_Provided data_.

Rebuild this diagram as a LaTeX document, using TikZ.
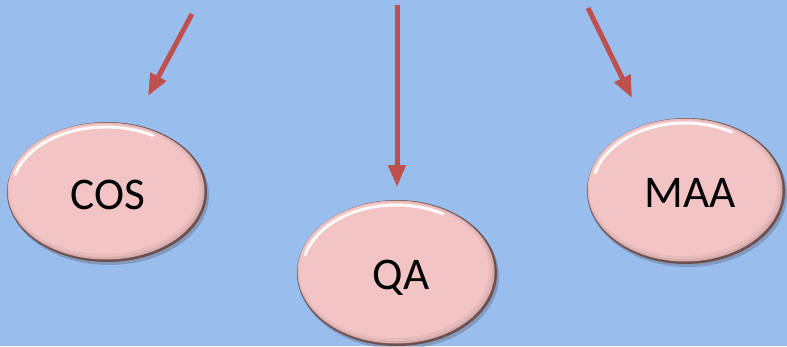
\documentclass[tikz,border=0pt]{standalone}
\usepackage{fontspec}
\setmainfont{Carlito}
\usetikzlibrary{arrows.meta,shapes.geometric,calc}
\definecolor{bg}{RGB}{153,190,238}
\definecolor{pinkfill}{RGB}{242,196,196}
\definecolor{rim}{RGB}{110,80,80}
\definecolor{arr}{RGB}{192,80,77}
\tikzset{
  bubble/.style={ellipse, minimum width=200*0.75pt, minimum height=144*0.75pt, inner sep=0pt},
  label/.style={font=\fontsize{34}{38}\selectfont},
  redarrow/.style={draw=arr, line width=5*0.75pt, -{Triangle[width=17*0.75pt,length=22*0.75pt]}}
}
\newcommand{\bubbleshape}[4]{% x y rx ry
  \fill[rim!60!black, opacity=0.25] (#1+2,#2+3) ellipse [x radius=#3, y radius=#4];
  \fill[rim] (#1,#2) ellipse [x radius=#3, y radius=#4];
  \fill[pinkfill!80!rim] (#1-1,#2-1) ellipse [x radius=#3-1.5, y radius=#4-1.5];
  \fill[pinkfill!92!rim] (#1-2,#2-2) ellipse [x radius=#3-3, y radius=#4-3];
  \fill[pinkfill] (#1-3,#2-3) ellipse [x radius=#3-5, y radius=#4-5];
  \draw[white, line width=3*0.75pt, opacity=0.9, line cap=round] ($(#1-1,#2-1)+(195:#3-6 and #4-6)$) arc[start angle=195, end angle=300, x radius=#3-6, y radius=#4-6];
}
\begin{document}
\begin{tikzpicture}[x=0.75pt,y=-0.75pt]
\fill[bg] (0,0) rectangle (787,346);
\useasboundingbox (0,0) rectangle (787,346);
% bubbles
\bubbleshape{107}{192}{100}{70}
\bubbleshape{397}{273}{100}{73}
\bubbleshape{686}{191}{99}{73}
\node[bubble] (cos) at (107,192) {};
\node[bubble] (qa) at (397,273) {};
\node[bubble] (maa) at (686,191) {};
\node[label] (cost) at (108,195) {COS};
\node[label] (qat) at (401,278) {QA};
\node[label] (maat) at (690,193) {MAA};
% arrows
\coordinate (a1s) at (192,14);
\coordinate (a1e) at (148,96);
\coordinate (a2s) at (397,5);
\coordinate (a2e) at (397,187);
\coordinate (a3s) at (588,8);
\coordinate (a3e) at (632,98);
\draw[redarrow] (a1s) -- (a1e);
\draw[redarrow] (a2s) -- (a2e);
\draw[redarrow] (a3s) -- (a3e);
\end{tikzpicture}
\end{document}
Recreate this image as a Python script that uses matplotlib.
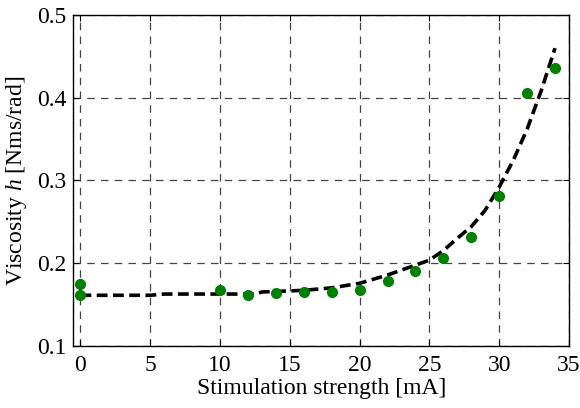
import matplotlib
matplotlib.use("Agg")
import matplotlib.pyplot as plt

# measured viscosity (green dots)
stim = [0, 0, 10, 12, 14, 16, 18, 20, 22, 24, 26, 28, 30, 32, 34]
visc = [0.1746, 0.161, 0.167, 0.161, 0.1634, 0.1646, 0.1646, 0.1674,
        0.1786, 0.1907, 0.2057, 0.231, 0.281, 0.406, 0.436]

# model fit (dashed line)
fit_x = [0, 5, 6, 12.5, 13, 16, 18, 20, 22, 24, 25, 26, 27, 28, 29,
         30, 31, 32, 33, 34]
fit_y = [0.161, 0.161, 0.1625, 0.1625, 0.165, 0.167, 0.170, 0.1755, 0.1855,
         0.1975, 0.2035, 0.215, 0.23, 0.244, 0.264, 0.292, 0.324, 0.362,
         0.408, 0.46]

plt.rcParams["font.family"] = ["Liberation Serif", "DejaVu Serif"]
plt.rcParams["mathtext.fontset"] = "custom"
plt.rcParams["mathtext.it"] = "Liberation Serif:italic"

fig = plt.figure(figsize=(5.8, 4.08), dpi=100)
ax = fig.add_axes([0.1267, 0.1527, 0.8543, 0.8103])

ax.plot(fit_x, fit_y, ls="--", color="black", lw=2.6, dashes=(3, 1.5), zorder=3)
ax.plot(stim, visc, "o", color="#008000", ms=7, mec="#008000", zorder=4)

ax.set_xlim(-0.5, 35)
ax.set_ylim(0.1, 0.5)
ax.set_xticks(range(0, 36, 5))
ax.set_yticks([0.1, 0.2, 0.3, 0.4, 0.5])
ax.grid(True, ls=(0, (6, 5)), color="#444444", lw=0.9)
ax.tick_params(direction="in", labelsize=17, top=True, right=True, length=4,
               pad=5)
ax.tick_params(axis="x", pad=7)
for sp in ax.spines.values():
    sp.set_linewidth(1.0)

ax.set_xlabel("Stimulation strength [mA]", fontsize=17, labelpad=1)
ax.set_ylabel("Viscosity $h$ [Nms/rad]", fontsize=17, labelpad=6)

fig.savefig("out.png", dpi=100)
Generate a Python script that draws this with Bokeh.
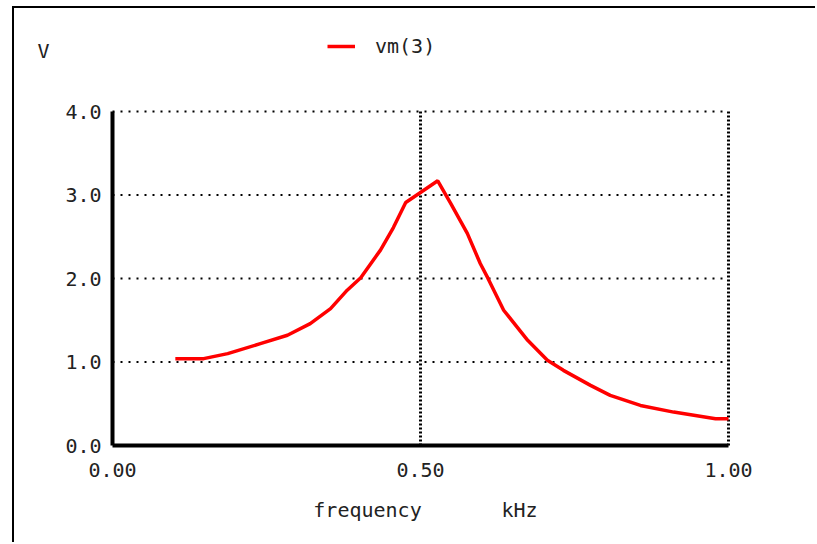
from bokeh.plotting import figure
from bokeh.models import Label, Legend, LegendItem, Range1d, FixedTicker, NumeralTickFormatter, LinearAxis
from bokeh.embed import file_html
from bokeh.resources import INLINE

# data (frequency in kHz, vm(3) in V)
freq = [0.102, 0.148, 0.187, 0.240, 0.284, 0.321, 0.354, 0.381, 0.403, 0.435,
        0.456, 0.476, 0.500, 0.528, 0.549, 0.576, 0.597, 0.609, 0.635, 0.674,
        0.706, 0.732, 0.776, 0.808, 0.857, 0.911, 0.979, 1.000]
vm3 = [1.04, 1.04, 1.10, 1.22, 1.32, 1.46, 1.64, 1.86, 2.01, 2.34,
       2.61, 2.91, 3.03, 3.17, 2.90, 2.54, 2.18, 2.01, 1.62, 1.26,
       1.02, 0.90, 0.72, 0.60, 0.48, 0.40, 0.32, 0.32]
x_ticks = [0.0, 0.5, 1.0]
y_ticks = [0.0, 1.0, 2.0, 3.0, 4.0]
series_name = "vm(3)"
y_unit = "V"
x_name = "frequency"
x_unit = "kHz"

FONT = "DejaVu Sans Mono"
FS = "20px"
TXT = "#222222"

# layout (pixels on the canvas)
W, H = 803, 536
PL, PR, PT, PB = 98, 714, 103, 437      # plot box on the canvas
X0, X1 = x_ticks[0], x_ticks[-1]
Y0, Y1 = y_ticks[0], y_ticks[-1]
kx = (X1 - X0) / (PR - PL)
ky = (Y1 - Y0) / (PB - PT)
x_range = Range1d(X0 - PL * kx, X1 + (W - PR) * kx)
y_range = Range1d(Y0 - (H - PB) * ky, Y1 + PT * ky)

p = figure(width=W, height=H, x_range=x_range, y_range=y_range,
           output_backend="svg", toolbar_location=None,
           x_axis_location=None, y_axis_location=None,
           min_border_left=0, min_border_right=0, min_border_top=0, min_border_bottom=0)
p.margin = (6, 0, 0, 12)
p.styles = {"border-left": "2px solid black", "border-top": "2px solid black"}
p.outline_line_color = None
p.background_fill_color = "white"
p.border_fill_color = "white"
p.xgrid.visible = False
p.ygrid.visible = False

# dotted grid lines, bounded to the plot box
hx = [t for t in y_ticks if t != Y0]
p.segment(x0=[X0] * len(hx), y0=hx, x1=[X1] * len(hx), y1=hx,
          line_color="black", line_width=2, line_dash="2 6")
vx = [t for t in x_ticks if t != X0]
p.segment(x0=vx, y0=[Y0] * len(vx), x1=vx, y1=[Y1] * len(vx),
          line_color="black", line_width=3, line_dash="2 2")

xaxis = LinearAxis(fixed_location=Y0, bounds=(X0, X1), ticker=FixedTicker(ticks=x_ticks),
                   formatter=NumeralTickFormatter(format="0.00"))
yaxis = LinearAxis(fixed_location=X0, bounds=(Y0, Y1), ticker=FixedTicker(ticks=y_ticks),
                   formatter=NumeralTickFormatter(format="0.0"))
for ax in (xaxis, yaxis):
    ax.axis_line_width = 4
    ax.axis_line_color = "black"
    ax.major_tick_line_color = None
    ax.minor_tick_line_color = None
    ax.major_tick_out = 0
    ax.major_tick_in = 0
    ax.major_label_text_font = FONT
    ax.major_label_text_font_size = FS
    ax.major_label_text_color = TXT
xaxis.major_label_standoff = 17
yaxis.major_label_standoff = 11
p.add_layout(xaxis, "below")
p.add_layout(yaxis, "left")

r = p.line(freq, vm3, line_color="#ff0000", line_width=3.5)

legend = Legend(items=[LegendItem(label=series_name, renderers=[r])], location=(313, 486),
                orientation="horizontal", border_line_color=None, background_fill_alpha=0,
                padding=0, margin=0, glyph_width=28, glyph_height=20, label_height=20,
                label_standoff=20, label_text_font=FONT, label_text_font_size=FS,
                label_text_color=TXT)
p.add_layout(legend)

p.add_layout(Label(x=23, y=494, x_units="screen", y_units="screen", text=y_unit,
                   text_font=FONT, text_font_size=FS, text_color=TXT, text_baseline="middle"))
p.add_layout(Label(x=353, y=35, x_units="screen", y_units="screen", text=x_name,
                   text_font=FONT, text_font_size=FS, text_color=TXT,
                   text_align="center", text_baseline="middle"))
p.add_layout(Label(x=505, y=35, x_units="screen", y_units="screen", text=x_unit,
                   text_font=FONT, text_font_size=FS, text_color=TXT,
                   text_align="center", text_baseline="middle"))

open("out.html", "w").write(file_html(p, INLINE))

_Set task_.
Above are some records. Reproduce the lines from the one with "Recreate this image" down to the one with "0.1786, 0.1907, 0.2057, 0.231, 0.281, 0.406, 0.436]", keeping both, and leave every picture out.

_Task output_.
Recreate this image as a Python script that uses matplotlib.
import matplotlib
matplotlib.use("Agg")
import matplotlib.pyplot as plt

# measured viscosity (green dots)
stim = [0, 0, 10, 12, 14, 16, 18, 20, 22, 24, 26, 28, 30, 32, 34]
visc = [0.1746, 0.161, 0.167, 0.161, 0.1634, 0.1646, 0.1646, 0.1674,
        0.1786, 0.1907, 0.2057, 0.231, 0.281, 0.406, 0.436]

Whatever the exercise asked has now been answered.